DIRECTIVE =
Whenever a line contains the string "this", copy it out of the entries.
begin
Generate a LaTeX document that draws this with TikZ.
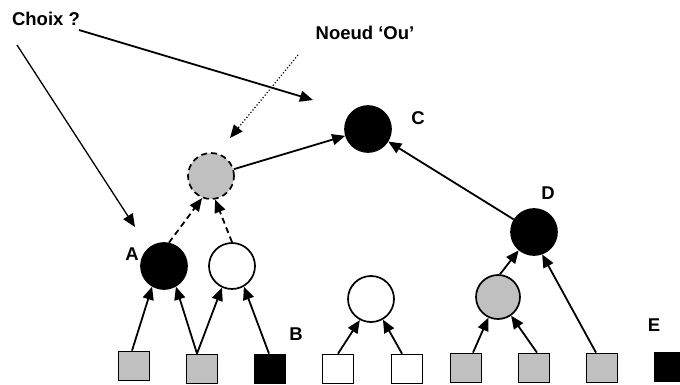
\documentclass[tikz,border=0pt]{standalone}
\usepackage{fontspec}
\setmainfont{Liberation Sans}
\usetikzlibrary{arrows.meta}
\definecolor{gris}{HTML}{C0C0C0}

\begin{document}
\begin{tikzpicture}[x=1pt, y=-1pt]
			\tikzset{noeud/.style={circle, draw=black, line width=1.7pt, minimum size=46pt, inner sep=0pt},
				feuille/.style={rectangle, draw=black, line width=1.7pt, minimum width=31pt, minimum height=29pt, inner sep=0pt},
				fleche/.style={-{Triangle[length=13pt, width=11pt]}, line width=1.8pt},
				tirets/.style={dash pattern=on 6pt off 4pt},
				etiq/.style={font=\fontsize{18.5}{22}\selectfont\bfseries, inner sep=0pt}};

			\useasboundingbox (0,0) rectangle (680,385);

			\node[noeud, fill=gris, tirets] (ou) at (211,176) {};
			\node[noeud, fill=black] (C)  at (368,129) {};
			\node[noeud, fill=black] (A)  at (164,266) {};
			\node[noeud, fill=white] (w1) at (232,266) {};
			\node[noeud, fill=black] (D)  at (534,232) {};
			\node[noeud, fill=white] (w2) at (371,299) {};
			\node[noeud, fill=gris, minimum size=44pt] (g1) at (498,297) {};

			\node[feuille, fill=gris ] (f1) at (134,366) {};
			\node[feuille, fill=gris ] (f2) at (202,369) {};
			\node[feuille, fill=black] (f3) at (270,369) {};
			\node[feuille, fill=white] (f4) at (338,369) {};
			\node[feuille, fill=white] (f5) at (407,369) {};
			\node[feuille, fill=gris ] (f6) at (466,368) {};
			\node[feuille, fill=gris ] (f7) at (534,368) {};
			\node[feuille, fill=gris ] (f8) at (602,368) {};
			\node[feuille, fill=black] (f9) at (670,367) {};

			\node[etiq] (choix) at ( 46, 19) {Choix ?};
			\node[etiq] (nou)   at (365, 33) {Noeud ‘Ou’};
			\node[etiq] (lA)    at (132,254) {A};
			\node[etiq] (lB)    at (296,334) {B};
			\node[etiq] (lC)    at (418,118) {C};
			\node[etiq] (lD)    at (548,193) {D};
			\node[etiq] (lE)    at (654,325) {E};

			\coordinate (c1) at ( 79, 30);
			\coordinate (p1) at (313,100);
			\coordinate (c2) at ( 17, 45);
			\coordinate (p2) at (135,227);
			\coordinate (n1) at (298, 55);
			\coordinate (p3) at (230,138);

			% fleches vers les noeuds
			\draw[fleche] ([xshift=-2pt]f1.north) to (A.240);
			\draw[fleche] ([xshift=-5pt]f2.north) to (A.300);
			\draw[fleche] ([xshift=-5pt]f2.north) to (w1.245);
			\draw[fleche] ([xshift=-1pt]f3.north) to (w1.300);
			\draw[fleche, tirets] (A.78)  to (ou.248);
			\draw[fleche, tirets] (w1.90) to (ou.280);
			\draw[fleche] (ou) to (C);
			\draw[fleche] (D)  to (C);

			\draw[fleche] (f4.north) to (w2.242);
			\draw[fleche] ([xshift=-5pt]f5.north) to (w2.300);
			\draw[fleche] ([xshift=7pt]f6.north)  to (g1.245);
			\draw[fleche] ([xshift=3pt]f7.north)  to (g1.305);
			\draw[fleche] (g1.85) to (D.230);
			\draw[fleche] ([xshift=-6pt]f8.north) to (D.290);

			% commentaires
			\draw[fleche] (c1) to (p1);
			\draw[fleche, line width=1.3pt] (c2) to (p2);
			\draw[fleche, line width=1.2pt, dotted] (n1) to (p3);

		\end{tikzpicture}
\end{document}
end
begin
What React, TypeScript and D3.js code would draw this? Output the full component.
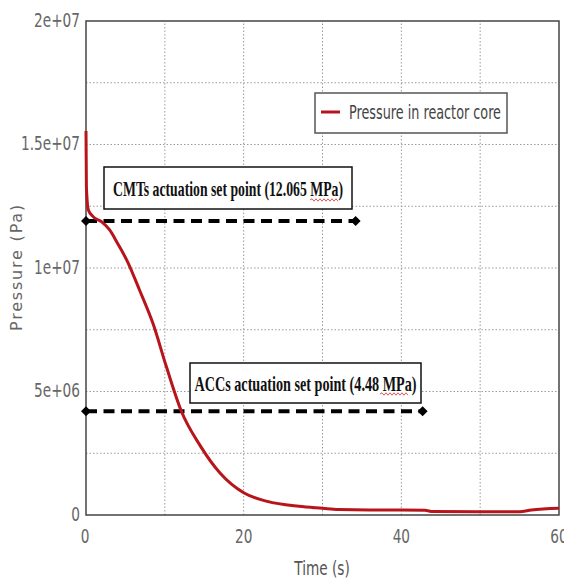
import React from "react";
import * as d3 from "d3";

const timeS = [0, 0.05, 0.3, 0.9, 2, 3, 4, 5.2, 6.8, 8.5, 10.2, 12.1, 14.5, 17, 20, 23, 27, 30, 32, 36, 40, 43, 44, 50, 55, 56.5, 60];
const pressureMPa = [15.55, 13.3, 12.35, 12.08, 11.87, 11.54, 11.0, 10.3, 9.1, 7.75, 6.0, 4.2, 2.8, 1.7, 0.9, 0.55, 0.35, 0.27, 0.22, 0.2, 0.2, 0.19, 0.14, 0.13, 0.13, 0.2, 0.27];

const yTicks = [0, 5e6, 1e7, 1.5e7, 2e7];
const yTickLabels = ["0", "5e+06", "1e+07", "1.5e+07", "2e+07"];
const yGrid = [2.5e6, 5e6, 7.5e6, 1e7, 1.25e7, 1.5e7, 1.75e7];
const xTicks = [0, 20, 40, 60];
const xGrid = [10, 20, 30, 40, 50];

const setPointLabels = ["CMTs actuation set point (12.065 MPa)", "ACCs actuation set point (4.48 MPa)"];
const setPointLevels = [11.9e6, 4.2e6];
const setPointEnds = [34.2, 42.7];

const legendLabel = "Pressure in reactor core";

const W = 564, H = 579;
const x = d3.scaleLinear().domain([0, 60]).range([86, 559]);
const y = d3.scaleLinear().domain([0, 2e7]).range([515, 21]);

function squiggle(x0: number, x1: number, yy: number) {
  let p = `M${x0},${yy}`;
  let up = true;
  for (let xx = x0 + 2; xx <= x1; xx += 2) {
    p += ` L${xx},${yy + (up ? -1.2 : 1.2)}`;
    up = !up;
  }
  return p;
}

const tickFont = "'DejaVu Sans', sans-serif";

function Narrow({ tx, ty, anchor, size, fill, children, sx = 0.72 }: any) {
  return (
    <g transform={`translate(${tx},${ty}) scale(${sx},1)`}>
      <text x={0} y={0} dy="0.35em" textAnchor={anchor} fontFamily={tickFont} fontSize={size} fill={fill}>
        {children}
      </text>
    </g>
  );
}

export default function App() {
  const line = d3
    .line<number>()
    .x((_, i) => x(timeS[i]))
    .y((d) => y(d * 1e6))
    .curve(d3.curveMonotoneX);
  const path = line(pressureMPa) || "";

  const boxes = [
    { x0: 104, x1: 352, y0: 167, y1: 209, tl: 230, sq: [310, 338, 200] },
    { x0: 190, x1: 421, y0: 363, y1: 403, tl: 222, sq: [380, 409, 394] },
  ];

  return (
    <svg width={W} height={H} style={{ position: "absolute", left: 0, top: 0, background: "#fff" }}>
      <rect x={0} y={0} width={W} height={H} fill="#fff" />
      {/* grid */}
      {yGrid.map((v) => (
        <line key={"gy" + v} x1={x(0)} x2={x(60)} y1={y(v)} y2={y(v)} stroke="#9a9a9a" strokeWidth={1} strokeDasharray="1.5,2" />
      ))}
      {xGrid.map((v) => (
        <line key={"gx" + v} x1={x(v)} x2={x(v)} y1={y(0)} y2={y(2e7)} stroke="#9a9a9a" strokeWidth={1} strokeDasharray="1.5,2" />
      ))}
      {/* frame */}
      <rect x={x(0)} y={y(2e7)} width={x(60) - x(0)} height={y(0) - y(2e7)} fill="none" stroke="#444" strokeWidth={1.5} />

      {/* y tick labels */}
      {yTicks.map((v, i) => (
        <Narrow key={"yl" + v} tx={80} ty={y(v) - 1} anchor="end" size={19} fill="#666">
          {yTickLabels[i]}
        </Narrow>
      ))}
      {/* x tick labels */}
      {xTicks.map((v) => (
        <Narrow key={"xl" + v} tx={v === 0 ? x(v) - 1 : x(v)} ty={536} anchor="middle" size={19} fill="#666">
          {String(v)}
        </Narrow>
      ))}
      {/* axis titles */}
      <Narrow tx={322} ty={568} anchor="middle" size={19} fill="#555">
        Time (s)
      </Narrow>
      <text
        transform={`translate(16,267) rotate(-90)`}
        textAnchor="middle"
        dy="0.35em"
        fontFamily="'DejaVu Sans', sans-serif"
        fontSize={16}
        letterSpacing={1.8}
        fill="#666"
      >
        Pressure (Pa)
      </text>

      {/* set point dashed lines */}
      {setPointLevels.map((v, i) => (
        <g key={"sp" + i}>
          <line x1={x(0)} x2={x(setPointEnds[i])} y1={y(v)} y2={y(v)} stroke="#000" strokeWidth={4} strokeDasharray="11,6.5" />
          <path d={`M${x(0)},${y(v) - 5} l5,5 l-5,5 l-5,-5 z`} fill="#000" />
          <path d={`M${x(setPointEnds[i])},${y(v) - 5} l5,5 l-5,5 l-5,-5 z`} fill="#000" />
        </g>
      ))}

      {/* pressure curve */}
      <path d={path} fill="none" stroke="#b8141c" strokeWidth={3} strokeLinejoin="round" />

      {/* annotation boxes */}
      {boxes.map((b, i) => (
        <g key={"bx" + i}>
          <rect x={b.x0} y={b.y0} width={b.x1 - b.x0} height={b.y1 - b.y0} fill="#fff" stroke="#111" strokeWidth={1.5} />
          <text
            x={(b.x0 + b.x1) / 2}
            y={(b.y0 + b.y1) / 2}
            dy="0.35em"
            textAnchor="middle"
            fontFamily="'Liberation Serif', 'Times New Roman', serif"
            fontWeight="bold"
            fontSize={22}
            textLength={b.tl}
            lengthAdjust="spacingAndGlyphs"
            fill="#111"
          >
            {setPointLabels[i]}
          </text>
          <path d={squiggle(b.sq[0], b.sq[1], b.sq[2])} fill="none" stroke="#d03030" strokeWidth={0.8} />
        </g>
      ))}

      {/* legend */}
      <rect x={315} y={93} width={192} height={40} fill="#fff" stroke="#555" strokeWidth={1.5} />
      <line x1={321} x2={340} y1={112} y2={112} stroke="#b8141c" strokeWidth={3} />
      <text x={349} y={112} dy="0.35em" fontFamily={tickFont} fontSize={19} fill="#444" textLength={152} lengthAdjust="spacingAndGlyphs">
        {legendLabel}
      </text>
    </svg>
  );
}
end
begin
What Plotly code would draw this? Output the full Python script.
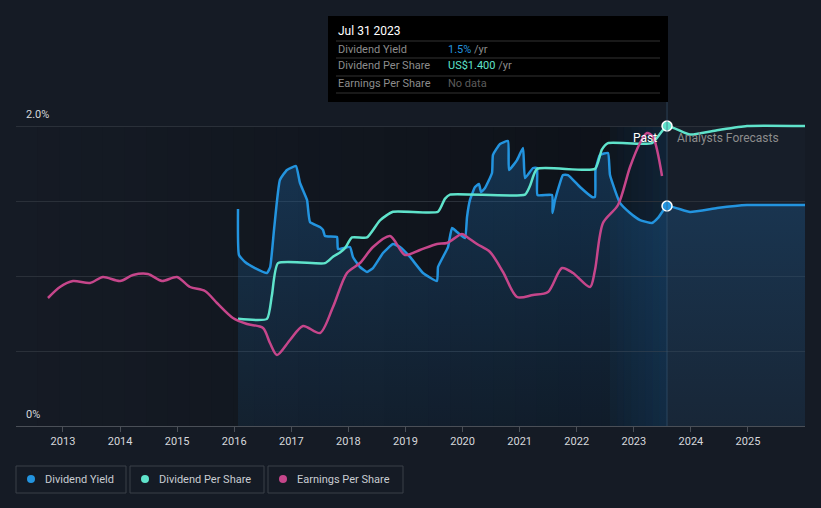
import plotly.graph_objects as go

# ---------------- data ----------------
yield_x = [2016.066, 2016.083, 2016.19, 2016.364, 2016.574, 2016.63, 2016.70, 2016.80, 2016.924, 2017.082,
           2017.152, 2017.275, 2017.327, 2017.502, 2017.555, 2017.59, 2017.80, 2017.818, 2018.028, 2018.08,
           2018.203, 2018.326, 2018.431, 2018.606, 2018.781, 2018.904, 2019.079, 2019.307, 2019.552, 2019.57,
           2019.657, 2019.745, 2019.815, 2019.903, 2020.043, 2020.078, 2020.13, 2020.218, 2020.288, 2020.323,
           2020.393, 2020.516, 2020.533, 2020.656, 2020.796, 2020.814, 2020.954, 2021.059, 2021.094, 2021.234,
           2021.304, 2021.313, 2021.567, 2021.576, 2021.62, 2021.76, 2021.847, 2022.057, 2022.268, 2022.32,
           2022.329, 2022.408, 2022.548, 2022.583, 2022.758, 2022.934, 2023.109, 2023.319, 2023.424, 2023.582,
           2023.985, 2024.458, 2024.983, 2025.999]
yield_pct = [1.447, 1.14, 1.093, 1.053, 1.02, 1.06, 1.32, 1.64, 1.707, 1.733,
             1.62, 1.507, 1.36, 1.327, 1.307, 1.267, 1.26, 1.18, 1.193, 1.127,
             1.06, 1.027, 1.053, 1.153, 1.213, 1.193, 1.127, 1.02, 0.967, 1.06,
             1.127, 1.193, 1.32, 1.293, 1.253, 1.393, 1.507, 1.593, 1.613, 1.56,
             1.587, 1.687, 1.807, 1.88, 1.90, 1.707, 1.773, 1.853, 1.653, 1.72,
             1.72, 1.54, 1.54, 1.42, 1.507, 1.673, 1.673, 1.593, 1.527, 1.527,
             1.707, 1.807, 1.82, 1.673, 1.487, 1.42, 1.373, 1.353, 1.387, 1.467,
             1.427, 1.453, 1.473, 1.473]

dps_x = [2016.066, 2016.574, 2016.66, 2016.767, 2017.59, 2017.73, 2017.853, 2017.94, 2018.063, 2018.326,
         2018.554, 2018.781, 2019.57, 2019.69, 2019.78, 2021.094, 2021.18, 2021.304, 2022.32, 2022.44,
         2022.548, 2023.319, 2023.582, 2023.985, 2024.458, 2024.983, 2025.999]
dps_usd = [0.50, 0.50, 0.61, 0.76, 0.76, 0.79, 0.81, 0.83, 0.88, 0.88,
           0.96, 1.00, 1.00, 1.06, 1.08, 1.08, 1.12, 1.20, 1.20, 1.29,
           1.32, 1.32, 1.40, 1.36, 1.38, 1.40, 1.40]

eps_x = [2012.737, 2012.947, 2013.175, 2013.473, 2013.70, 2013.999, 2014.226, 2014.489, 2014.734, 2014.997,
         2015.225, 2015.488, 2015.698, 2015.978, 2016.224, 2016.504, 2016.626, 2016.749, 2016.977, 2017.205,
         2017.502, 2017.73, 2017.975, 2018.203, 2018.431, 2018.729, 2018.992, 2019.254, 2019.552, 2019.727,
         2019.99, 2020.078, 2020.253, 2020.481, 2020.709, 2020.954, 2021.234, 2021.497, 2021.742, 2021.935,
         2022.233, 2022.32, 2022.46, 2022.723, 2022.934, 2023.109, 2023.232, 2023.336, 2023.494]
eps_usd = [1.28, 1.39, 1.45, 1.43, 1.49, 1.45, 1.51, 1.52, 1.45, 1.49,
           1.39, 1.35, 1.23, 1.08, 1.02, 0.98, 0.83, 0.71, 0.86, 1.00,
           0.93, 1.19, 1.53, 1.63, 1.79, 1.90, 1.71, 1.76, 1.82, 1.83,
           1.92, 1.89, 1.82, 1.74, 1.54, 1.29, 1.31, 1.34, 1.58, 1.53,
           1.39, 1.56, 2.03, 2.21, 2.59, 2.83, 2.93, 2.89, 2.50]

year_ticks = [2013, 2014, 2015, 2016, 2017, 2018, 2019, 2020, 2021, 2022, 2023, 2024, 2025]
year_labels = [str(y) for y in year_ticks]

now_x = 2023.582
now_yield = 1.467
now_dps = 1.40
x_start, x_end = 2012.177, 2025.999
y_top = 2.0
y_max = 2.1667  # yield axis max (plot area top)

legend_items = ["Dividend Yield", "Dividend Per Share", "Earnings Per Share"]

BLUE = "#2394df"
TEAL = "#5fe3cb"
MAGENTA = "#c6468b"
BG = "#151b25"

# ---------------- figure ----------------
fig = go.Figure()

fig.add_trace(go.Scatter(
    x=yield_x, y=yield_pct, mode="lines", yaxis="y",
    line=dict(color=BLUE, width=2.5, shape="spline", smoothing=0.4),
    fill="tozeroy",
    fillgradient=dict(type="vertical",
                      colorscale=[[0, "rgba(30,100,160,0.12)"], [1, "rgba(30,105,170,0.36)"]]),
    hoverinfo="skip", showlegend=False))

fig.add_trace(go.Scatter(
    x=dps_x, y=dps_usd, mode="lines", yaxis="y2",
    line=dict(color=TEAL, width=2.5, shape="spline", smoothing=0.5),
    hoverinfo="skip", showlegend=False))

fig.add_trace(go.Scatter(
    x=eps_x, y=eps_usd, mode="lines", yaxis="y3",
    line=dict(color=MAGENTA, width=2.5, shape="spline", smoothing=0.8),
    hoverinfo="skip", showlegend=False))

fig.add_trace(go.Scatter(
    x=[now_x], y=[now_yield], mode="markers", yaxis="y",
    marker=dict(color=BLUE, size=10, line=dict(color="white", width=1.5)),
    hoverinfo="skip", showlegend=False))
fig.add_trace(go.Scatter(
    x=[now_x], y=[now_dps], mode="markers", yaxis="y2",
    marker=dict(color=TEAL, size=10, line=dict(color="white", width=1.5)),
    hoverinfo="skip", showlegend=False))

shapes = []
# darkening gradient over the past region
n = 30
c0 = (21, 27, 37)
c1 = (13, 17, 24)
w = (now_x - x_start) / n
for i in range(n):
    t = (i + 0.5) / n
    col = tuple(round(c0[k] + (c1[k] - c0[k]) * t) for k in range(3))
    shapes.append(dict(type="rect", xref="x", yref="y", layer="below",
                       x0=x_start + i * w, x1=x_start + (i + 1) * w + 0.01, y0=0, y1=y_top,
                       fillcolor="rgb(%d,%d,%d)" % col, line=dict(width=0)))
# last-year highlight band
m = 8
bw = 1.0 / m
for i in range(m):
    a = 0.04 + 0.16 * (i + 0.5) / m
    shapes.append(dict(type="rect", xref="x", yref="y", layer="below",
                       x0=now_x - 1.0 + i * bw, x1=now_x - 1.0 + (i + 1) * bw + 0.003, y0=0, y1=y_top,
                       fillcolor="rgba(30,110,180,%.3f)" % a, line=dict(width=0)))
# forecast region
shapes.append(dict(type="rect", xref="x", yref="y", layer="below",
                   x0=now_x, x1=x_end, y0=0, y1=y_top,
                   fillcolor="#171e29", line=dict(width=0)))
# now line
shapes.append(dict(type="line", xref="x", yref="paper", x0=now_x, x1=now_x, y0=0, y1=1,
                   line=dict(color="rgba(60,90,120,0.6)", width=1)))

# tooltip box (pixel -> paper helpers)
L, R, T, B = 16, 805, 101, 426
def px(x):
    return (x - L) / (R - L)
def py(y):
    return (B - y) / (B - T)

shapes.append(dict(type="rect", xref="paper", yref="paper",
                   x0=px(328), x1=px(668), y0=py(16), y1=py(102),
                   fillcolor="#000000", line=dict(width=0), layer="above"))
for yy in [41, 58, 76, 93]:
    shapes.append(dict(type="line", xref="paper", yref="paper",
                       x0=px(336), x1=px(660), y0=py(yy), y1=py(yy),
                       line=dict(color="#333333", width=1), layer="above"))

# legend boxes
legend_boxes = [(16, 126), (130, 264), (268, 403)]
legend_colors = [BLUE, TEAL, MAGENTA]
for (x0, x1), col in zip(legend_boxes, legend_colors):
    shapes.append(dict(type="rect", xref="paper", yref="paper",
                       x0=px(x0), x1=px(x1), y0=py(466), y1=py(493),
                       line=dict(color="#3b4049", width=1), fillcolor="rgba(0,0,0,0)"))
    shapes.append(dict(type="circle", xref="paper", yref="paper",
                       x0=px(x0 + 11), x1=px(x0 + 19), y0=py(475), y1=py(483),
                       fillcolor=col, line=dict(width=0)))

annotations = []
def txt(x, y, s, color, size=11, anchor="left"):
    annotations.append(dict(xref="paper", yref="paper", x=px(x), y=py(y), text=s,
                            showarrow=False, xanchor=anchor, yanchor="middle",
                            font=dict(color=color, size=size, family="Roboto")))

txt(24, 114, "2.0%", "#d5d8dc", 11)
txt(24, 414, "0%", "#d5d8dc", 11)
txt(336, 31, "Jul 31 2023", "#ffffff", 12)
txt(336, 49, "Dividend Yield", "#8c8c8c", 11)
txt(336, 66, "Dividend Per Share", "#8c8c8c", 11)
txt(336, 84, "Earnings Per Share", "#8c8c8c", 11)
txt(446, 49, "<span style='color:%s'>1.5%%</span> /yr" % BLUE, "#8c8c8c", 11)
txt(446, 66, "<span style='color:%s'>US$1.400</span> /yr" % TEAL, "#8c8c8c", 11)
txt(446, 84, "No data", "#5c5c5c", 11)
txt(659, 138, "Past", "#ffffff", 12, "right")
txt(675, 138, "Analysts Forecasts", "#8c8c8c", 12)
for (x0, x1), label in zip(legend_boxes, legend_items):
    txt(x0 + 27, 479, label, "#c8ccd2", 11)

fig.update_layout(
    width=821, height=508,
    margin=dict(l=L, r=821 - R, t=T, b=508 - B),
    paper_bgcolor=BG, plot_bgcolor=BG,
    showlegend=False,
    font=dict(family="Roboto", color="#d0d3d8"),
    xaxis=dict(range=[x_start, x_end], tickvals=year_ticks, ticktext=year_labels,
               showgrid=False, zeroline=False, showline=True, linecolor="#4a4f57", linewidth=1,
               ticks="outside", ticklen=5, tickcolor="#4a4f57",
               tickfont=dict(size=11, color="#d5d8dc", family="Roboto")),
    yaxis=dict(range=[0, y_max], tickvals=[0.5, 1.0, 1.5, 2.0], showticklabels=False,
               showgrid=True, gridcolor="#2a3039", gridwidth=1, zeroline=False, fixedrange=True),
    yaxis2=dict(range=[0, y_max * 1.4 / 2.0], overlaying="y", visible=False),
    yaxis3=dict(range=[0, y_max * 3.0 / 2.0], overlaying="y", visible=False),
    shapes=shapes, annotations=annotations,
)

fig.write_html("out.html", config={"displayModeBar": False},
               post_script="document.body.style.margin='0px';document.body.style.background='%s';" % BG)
end
TASK OUTPUT =
Generate a LaTeX document that draws this with TikZ.
What React, TypeScript and D3.js code would draw this? Output the full component.
What Plotly code would draw this? Output the full Python script.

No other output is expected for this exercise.